Which brings us back to the tragedy in Christchurch, where the alleged killer is a self-avowed white supremacist who was apparently in touch with fellow hatemongers and fringe right-wing groups via the same technology that allows me to discuss the merits of various film versions of The Hound of the Baskervilles with fellow Sherlockians. And not only was he able to use the web to seek affirmation of his sick worldview; he also used it to live-stream his shooting spree and leave links to a 74-page manifesto espousing hatred, so that others of his ilk could read it.

It’s not necessarily just like-minded souls who paid attention. In the first 24 hours after the Christchurch attack, Facebook blocked 1.2 million attempts to upload the video to the site, and another 300,000 clips were removed by moderators. Several media outlets linked to it; the Mail Online linked to the entire 74-page manifesto.

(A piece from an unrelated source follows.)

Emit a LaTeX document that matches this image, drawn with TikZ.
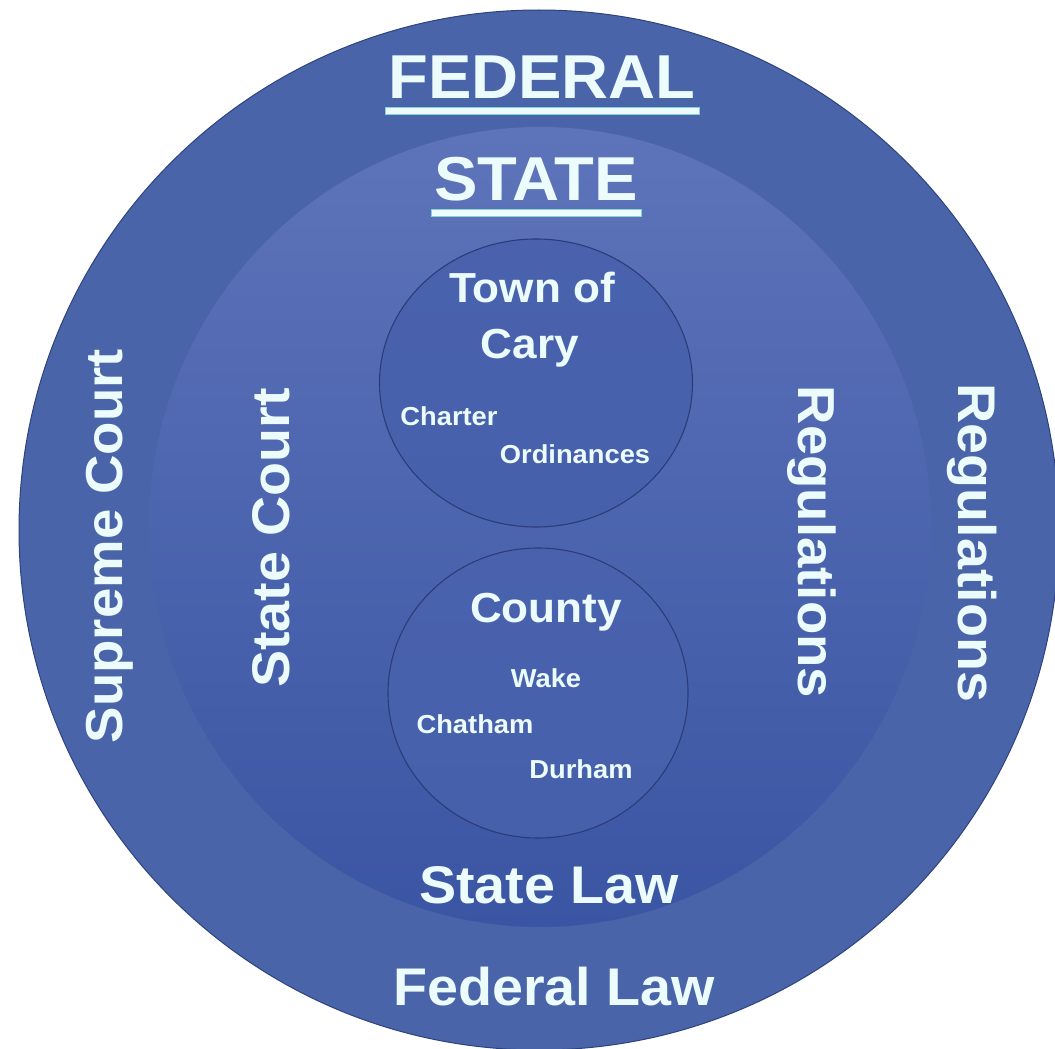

An editorial in The Guardian newspaper hits it on the head: “The birth, growth and resilience of the far right, which once festered in dark nooks and crannies, has been assisted by the in-group echo chambers of social media. It now festers in plain sight.” In 1976, someone who espoused these sick views would have found it difficult to find more than perhaps a handful of others who shared them. These days I wouldn’t be surprised to find that the Ku Klux Klan has an online chatroom, discussion forums, links for further reading, and a Facebook page. Thanks to technology, finding affirmation and support of the sickest worldview is just the click of a mouse away, giving entry to a world where it is always dark.

What’s the answer? Shut down the World Wide Web? No. But we all need to be vigilant, and stop the spread of hatred when we see it, whether it be a killer’s video or a “fake news” story. We have something that can be marvelous. Let’s all help keep it out of the hands of darkness.